Three in 10 Americans say we’re living through another depression — are they right?
AlterNet / By Joshua Holland
June 1, 2011  |

A poll released this week found that a majority of Americans are experiencing so much anxiety over the state of the economy that they’re losing sleep, experiencing relationship issues and getting angry. Two-thirds of those polled by Newsweek and the Daily Beast even said they were “angry at God.” Pollster Douglas Schoen concluded that “reality is beginning to break down Americans’ normally optimistic attitude.”

Another poll found that three in 10 Americans believe we’re living through a depression rather than a recession.

Yet the reality that’s breaking down Americans’ sunny optimism is obscured by reports that the economy is in recovery, and has been since June 2009. That’s a technical determination that does absolutely nothing for tens of millions of people living through the worst economic pain since the 1930s.

A little-discussed aspect of this downturn is that many Americans never fully recovered from the last one before the crash hit.
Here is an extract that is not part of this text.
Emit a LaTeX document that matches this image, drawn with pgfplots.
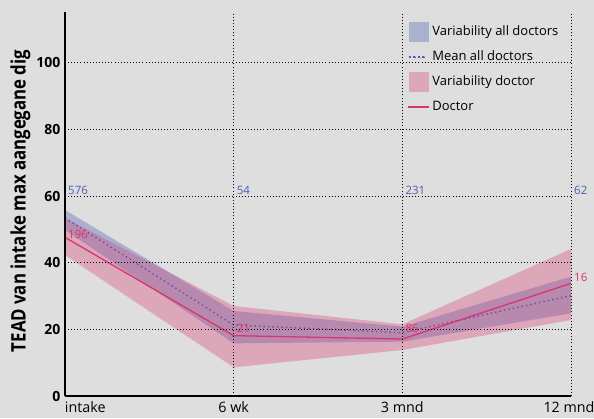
\documentclass[border=0pt]{standalone}
\usepackage{pgfplots}
\pgfplotsset{compat=1.18}
\usepackage{fontspec}
\setmainfont{Open Sans}
\definecolor{bggray}{HTML}{DEDEDE}
\definecolor{bluec}{HTML}{4A5FB4}
\definecolor{pinkc}{HTML}{D8356E}
\begin{document}
\begin{tikzpicture}[x=1pt,y=1pt]
\fill[bggray] (-65,-22) rectangle (529,396);
\path[use as bounding box] (-65,-22) rectangle (529,396);
\begin{axis}[
  at={(0,0)}, anchor=south west,
  scale only axis, width=506pt, height=384pt,
  xmin=0, xmax=3, ymin=0, ymax=115.2,
  clip=false,
  axis x line=bottom, axis y line=left,
  axis line style={-, line width=1.6pt, black},
  xtick={0,1,2,3}, xticklabels={\rlap{intake},6 wk,3 mnd,12 mnd\hspace*{4pt}},
  ytick={0,20,40,60,80,100},
  major tick length=0pt,
  grid=major,
  major grid style={black, line width=0.9pt, dash pattern=on 0.9pt off 2.2pt},
  axis on top,
  /pgf/number format/assume math mode=true,
  xticklabel style={font=\fontsize{14.3}{16}\selectfont, yshift=-2pt},
  yticklabel style={font=\fontsize{14}{16}\selectfont\bfseries, xshift=-1pt},
  ylabel={\scalebox{0.84}[1]{TEAD van intake max aangegane dig}},
  ylabel style={at={(axis description cs:-0.088,0.508)}, anchor=center, font=\fontsize{20}{22}\selectfont\bfseries},
  legend style={at={(0.672,0.98)}, anchor=north west, draw=none, fill=none,
    font=\fontsize{13}{15}\selectfont, row sep=5pt,
    nodes={text height=14pt, text depth=6pt, inner ysep=0pt, inner xsep=3.5pt}},
  legend cell align=left,
]
\addplot[fill=bluec, fill opacity=0.35, draw=none,
  legend image code/.code={\fill[bluec, fill opacity=0.35] (0pt,-10pt) rectangle (20pt,10pt);}]
  coordinates {(0,55.8)(1,25.5)(2,20.8)(3,35.8)(3,24.8)(2,16.3)(1,15.8)(0,49.8)} -- cycle;
\addlegendentry{Variability all doctors}
\addplot[bluec, line width=1.5pt, dash pattern=on 1.5pt off 3pt,
  legend image code/.code={\fill[bluec] (0.5pt,-0.75pt) rectangle (2pt,0.75pt) (5pt,-0.75pt) rectangle (6.5pt,0.75pt) (9.5pt,-0.75pt) rectangle (11pt,0.75pt) (14pt,-0.75pt) rectangle (15.5pt,0.75pt);}]
  coordinates {(0,53.4)(1,21.3)(2,19.0)(3,30.1)};
\addlegendentry{Mean all doctors}
\addplot[fill=pinkc, fill opacity=0.32, draw=none,
  legend image code/.code={\fill[pinkc, fill opacity=0.32] (0pt,-10pt) rectangle (20pt,10pt);}]
  coordinates {(0,53.4)(1,27.0)(2,21.5)(3,44.1)(3,22.8)(2,13.8)(1,8.6)(0,42.3)} -- cycle;
\addlegendentry{Variability doctor}
\addplot[pinkc, line width=1.3pt,
  legend image code/.code={\fill[pinkc] (0pt,-0.7pt) rectangle (19pt,0.7pt);}]
  coordinates {(0,47.6)(1,18.1)(2,17.1)(3,33.8)};
\addlegendentry{Doctor}
\node[bluec, anchor=base west, inner sep=0pt, xshift=3pt, yshift=1.5pt, font=\fontsize{11.5}{13}\selectfont] at (axis cs:0,60) {576};
\node[bluec, anchor=base west, inner sep=0pt, xshift=3pt, yshift=1.5pt, font=\fontsize{11.5}{13}\selectfont] at (axis cs:1,60) {54};
\node[bluec, anchor=base west, inner sep=0pt, xshift=3pt, yshift=1.5pt, font=\fontsize{11.5}{13}\selectfont] at (axis cs:2,60) {231};
\node[bluec, anchor=base west, inner sep=0pt, xshift=3pt, yshift=1.5pt, font=\fontsize{11.5}{13}\selectfont] at (axis cs:3,60) {62};
\node[pinkc, anchor=base west, inner sep=0pt, xshift=3pt, font=\fontsize{11.5}{13}\selectfont] at (axis cs:0,47.4) {196};
\node[pinkc, anchor=base west, inner sep=0pt, xshift=3pt, font=\fontsize{11.5}{13}\selectfont] at (axis cs:1,19.0) {21};
\node[pinkc, anchor=base west, inner sep=0pt, xshift=3pt, font=\fontsize{11.5}{13}\selectfont] at (axis cs:2,19.0) {86};
\node[pinkc, anchor=base west, inner sep=0pt, xshift=3pt, font=\fontsize{11.5}{13}\selectfont] at (axis cs:3,34.5) {16};
\end{axis}
\end{tikzpicture}
\end{document}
In 2000, before the dot-com bust, a person right in the middle of the economic pack took home $27,833 inflation-adjusted dollars, and since then, that same person has only earned more in one year – 2006 (Excel). By 2008, the median income was a thousand bucks less than it had been in 2000, and then in 2009 and 2010 we saw the largest two-year drop in wages and benefits since 1962-’63.

Depressions don’t always unfold in the same way. The bleak period following the 1929 stock market crash has come to be known as the Great Depression, but it was not the first brutal downturn to be characterized as such. Between 1873 and 1896, the big industrial powers went through what was then called the Great Depression, and has since become known as the Long Depression.

The Long Depression never reached the grinding severity of the 1930s downturn; in fact, it was actually two severe recessions that bookended a period of rapid growth in the 1880s. Today, having “lost” much of the past decade, and with the economy looking like it may well head into a second period of recession – or at best a gradual, drawn-out road to economic health – historians may well come to view this period as another kind of Long Depression.

Consider how bleak the 2000s were relative to past decades. According to the Economist, “In the years between 1940 and 1999 the number of Americans employed outside farming grew by an average of 27 percent each decade,” but the 2000s saw the employment rate actually fall by around 1 percent.